Work to do ▸ Without the pictures, print the lines running from the beginning of the material to the line containing "ax = fig.add_axes([0.159, 0.110, 0.798, 0.855])", both ends included.
[start]
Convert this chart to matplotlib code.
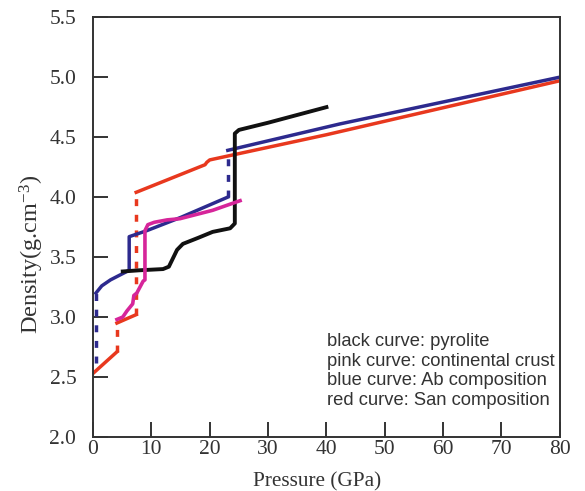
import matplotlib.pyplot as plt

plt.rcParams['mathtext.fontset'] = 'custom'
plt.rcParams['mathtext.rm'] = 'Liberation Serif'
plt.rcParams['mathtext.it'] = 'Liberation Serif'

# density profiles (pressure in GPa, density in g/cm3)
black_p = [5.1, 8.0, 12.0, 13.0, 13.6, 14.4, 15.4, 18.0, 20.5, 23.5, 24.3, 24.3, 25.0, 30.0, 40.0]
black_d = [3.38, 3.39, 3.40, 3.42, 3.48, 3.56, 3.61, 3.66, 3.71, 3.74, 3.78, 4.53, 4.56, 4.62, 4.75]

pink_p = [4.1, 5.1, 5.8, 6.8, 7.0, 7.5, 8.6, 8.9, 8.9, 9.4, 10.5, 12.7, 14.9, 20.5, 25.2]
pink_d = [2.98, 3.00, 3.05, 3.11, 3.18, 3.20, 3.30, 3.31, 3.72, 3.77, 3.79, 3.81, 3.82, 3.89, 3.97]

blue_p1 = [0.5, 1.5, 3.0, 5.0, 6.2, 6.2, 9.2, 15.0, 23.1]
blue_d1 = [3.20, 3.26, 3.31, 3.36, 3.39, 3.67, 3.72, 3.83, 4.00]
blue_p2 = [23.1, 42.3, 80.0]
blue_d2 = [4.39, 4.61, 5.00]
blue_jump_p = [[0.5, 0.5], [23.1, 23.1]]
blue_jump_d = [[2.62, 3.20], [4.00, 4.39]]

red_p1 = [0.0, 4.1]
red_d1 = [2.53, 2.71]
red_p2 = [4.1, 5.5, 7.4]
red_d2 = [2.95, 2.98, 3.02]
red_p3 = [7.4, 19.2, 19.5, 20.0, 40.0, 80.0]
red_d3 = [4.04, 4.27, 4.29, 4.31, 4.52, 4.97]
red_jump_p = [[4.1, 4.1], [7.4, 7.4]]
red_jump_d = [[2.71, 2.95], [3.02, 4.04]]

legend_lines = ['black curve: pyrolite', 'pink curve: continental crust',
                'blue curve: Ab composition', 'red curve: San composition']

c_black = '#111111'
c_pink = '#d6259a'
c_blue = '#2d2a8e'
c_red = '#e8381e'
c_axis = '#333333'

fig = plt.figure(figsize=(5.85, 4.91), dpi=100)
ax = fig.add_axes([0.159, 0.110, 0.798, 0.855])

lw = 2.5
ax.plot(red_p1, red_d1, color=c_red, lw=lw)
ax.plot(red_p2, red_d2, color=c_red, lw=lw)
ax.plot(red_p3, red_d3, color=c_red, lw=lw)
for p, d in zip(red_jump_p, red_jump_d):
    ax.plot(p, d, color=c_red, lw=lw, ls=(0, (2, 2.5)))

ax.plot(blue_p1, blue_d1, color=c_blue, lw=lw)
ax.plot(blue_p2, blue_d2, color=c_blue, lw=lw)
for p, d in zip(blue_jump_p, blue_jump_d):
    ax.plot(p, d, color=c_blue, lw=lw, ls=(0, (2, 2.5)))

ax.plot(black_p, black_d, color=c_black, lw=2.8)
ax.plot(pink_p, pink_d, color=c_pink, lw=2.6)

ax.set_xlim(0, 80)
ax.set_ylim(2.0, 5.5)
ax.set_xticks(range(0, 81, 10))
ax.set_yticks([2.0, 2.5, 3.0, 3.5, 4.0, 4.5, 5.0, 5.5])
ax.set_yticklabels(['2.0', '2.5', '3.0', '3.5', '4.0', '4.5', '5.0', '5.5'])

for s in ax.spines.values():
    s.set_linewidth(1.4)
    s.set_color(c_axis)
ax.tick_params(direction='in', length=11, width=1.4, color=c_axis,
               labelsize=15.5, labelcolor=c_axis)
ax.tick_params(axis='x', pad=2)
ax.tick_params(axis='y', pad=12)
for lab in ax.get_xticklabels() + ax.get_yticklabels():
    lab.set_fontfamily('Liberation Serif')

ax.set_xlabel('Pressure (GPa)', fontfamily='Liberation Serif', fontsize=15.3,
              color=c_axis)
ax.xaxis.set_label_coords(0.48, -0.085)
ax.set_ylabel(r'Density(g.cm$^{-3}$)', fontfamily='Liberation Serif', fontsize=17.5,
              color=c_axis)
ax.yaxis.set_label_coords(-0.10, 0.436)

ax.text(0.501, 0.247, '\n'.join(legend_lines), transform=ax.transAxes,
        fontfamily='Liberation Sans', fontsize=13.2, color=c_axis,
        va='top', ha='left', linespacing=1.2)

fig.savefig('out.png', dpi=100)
[end]
Solution to this task ▸
Convert this chart to matplotlib code.
import matplotlib.pyplot as plt

plt.rcParams['mathtext.fontset'] = 'custom'
plt.rcParams['mathtext.rm'] = 'Liberation Serif'
plt.rcParams['mathtext.it'] = 'Liberation Serif'

# density profiles (pressure in GPa, density in g/cm3)
black_p = [5.1, 8.0, 12.0, 13.0, 13.6, 14.4, 15.4, 18.0, 20.5, 23.5, 24.3, 24.3, 25.0, 30.0, 40.0]
black_d = [3.38, 3.39, 3.40, 3.42, 3.48, 3.56, 3.61, 3.66, 3.71, 3.74, 3.78, 4.53, 4.56, 4.62, 4.75]

pink_p = [4.1, 5.1, 5.8, 6.8, 7.0, 7.5, 8.6, 8.9, 8.9, 9.4, 10.5, 12.7, 14.9, 20.5, 25.2]
pink_d = [2.98, 3.00, 3.05, 3.11, 3.18, 3.20, 3.30, 3.31, 3.72, 3.77, 3.79, 3.81, 3.82, 3.89, 3.97]

blue_p1 = [0.5, 1.5, 3.0, 5.0, 6.2, 6.2, 9.2, 15.0, 23.1]
blue_d1 = [3.20, 3.26, 3.31, 3.36, 3.39, 3.67, 3.72, 3.83, 4.00]
blue_p2 = [23.1, 42.3, 80.0]
blue_d2 = [4.39, 4.61, 5.00]
blue_jump_p = [[0.5, 0.5], [23.1, 23.1]]
blue_jump_d = [[2.62, 3.20], [4.00, 4.39]]

red_p1 = [0.0, 4.1]
red_d1 = [2.53, 2.71]
red_p2 = [4.1, 5.5, 7.4]
red_d2 = [2.95, 2.98, 3.02]
red_p3 = [7.4, 19.2, 19.5, 20.0, 40.0, 80.0]
red_d3 = [4.04, 4.27, 4.29, 4.31, 4.52, 4.97]
red_jump_p = [[4.1, 4.1], [7.4, 7.4]]
red_jump_d = [[2.71, 2.95], [3.02, 4.04]]

legend_lines = ['black curve: pyrolite', 'pink curve: continental crust',
                'blue curve: Ab composition', 'red curve: San composition']

c_black = '#111111'
c_pink = '#d6259a'
c_blue = '#2d2a8e'
c_red = '#e8381e'
c_axis = '#333333'

fig = plt.figure(figsize=(5.85, 4.91), dpi=100)
ax = fig.add_axes([0.159, 0.110, 0.798, 0.855])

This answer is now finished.